Updated: 22 Nov 2021 19:28 EST
@shiss There is no plan to incorporate this feature in a future release as of now. Using Sagemaker or GoogleML would be your best option.
@shiss If we want to collect customer behavior data to build predictive models, what it the best way to do it? Is the recommendation to use Pega capabilities to gather that data?
@shiss As of 8.5 we have a new feature to capture the data that passes through ADM. This provides an opportunity to explore the data as well as using it to make new models. This data collection will not just be the customer behavior data, it will include any data that was passed through the ADM rule as well as the response label.
@shiss Model context refers to the context in which the model is making a prediction. A context that includes a treatment means that an adaptive model exists for every treatment in the system. A context that includes only action means that a model exists for every action, which is used for all treatments associated with that action.
@shiss The control group that is configured on predictions allows you to calculate lift (for example in CTR) by providing a benchmark performance to compare against. Champion challenger functionality has been used to accomplish the same thing, but now it is much more straightforward to set up in the prediction.
@shiss How do you configure and establish a model for outbound channel when response comes after some days from the customer and propensity values are very low?
Updated: 29 Nov 2021 12:48 EST
@shiss Response timeout is a mechanism that provides a solution in outbound. The responses are queued for a certain timeframe, and then they are sent back to the models.
Extend the response timeout window to an appropriate length so that you can capture those later responses. If propensities are low across the board, that’s not completely unusual. Propensities are often very low numbers.
@shiss How can we convince the data scientists that our adaptive model is better than the predictive models? Adaptive models use Naive bayes algorithm which is an older algorithm compared to newer algorithms that we use in predictive models?
@shiss I don’t think it’s a question of which is better but rather how adaptive models can enhance what they are already doing with their predictive models. There may be good reason to use both. Additionally, the true value of Naive Bayes in Pega is its capability of learning on the fly. Not every off-the-shelf machine learning algorithm has the capability of turning into an online learner. Also, Naive Bayes in Pega is preceded with a data analysis step that prepares the data for the algorithm including taking care of correlated predictors.
@sundm True. To add to that:
- In addition to the algorithm aspect, models built off line often have access to a wider set of data - which is an advantage. However they typically do not have access to all the contextual data in Pega - and context typically is very important for customer behavior.

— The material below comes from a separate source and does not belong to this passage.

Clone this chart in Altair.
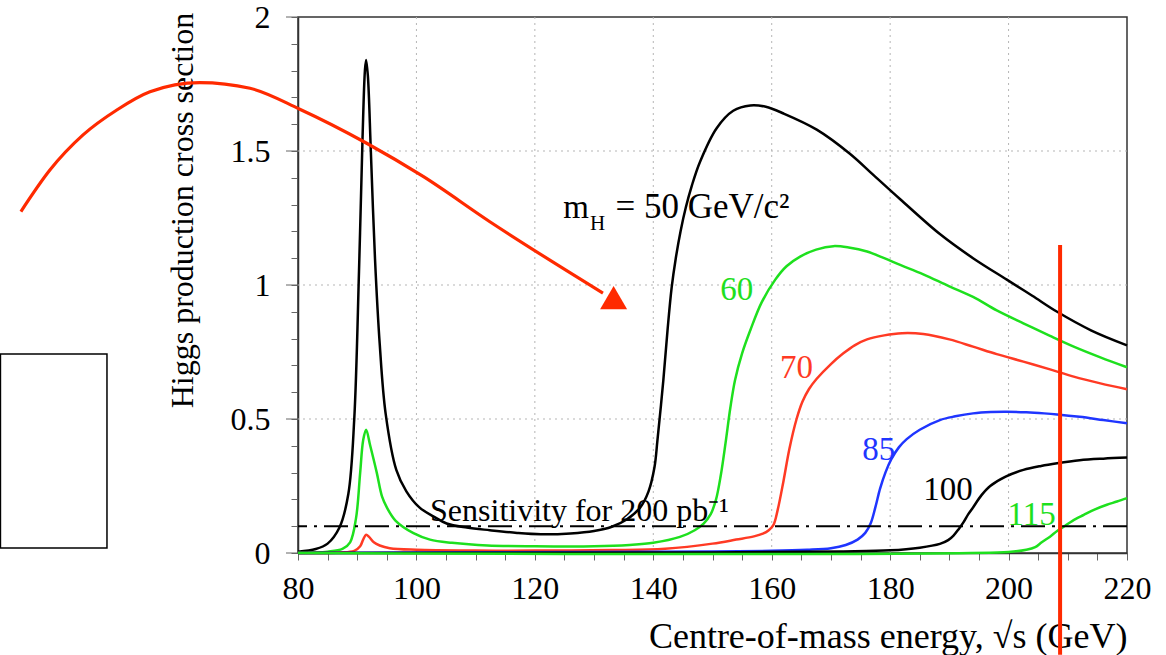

In addition, they can get stale as they're typically developed on older snapshots of the data and need manual updates when new actions/treatments are developed.
- A good way to incorporate them is to include their scores in the XCAR and feed them as (parameterized) predictors to the ADM models. Sometimes they do add value for some specific issues or groups (e.g. acquisition of new customers - where we know little about the customers yet). But often they do not show the same results on real data as when they were developed off-line. - We're working on an even better online algorithm based on XGBoost. Available already like mentioned before but in lab mode.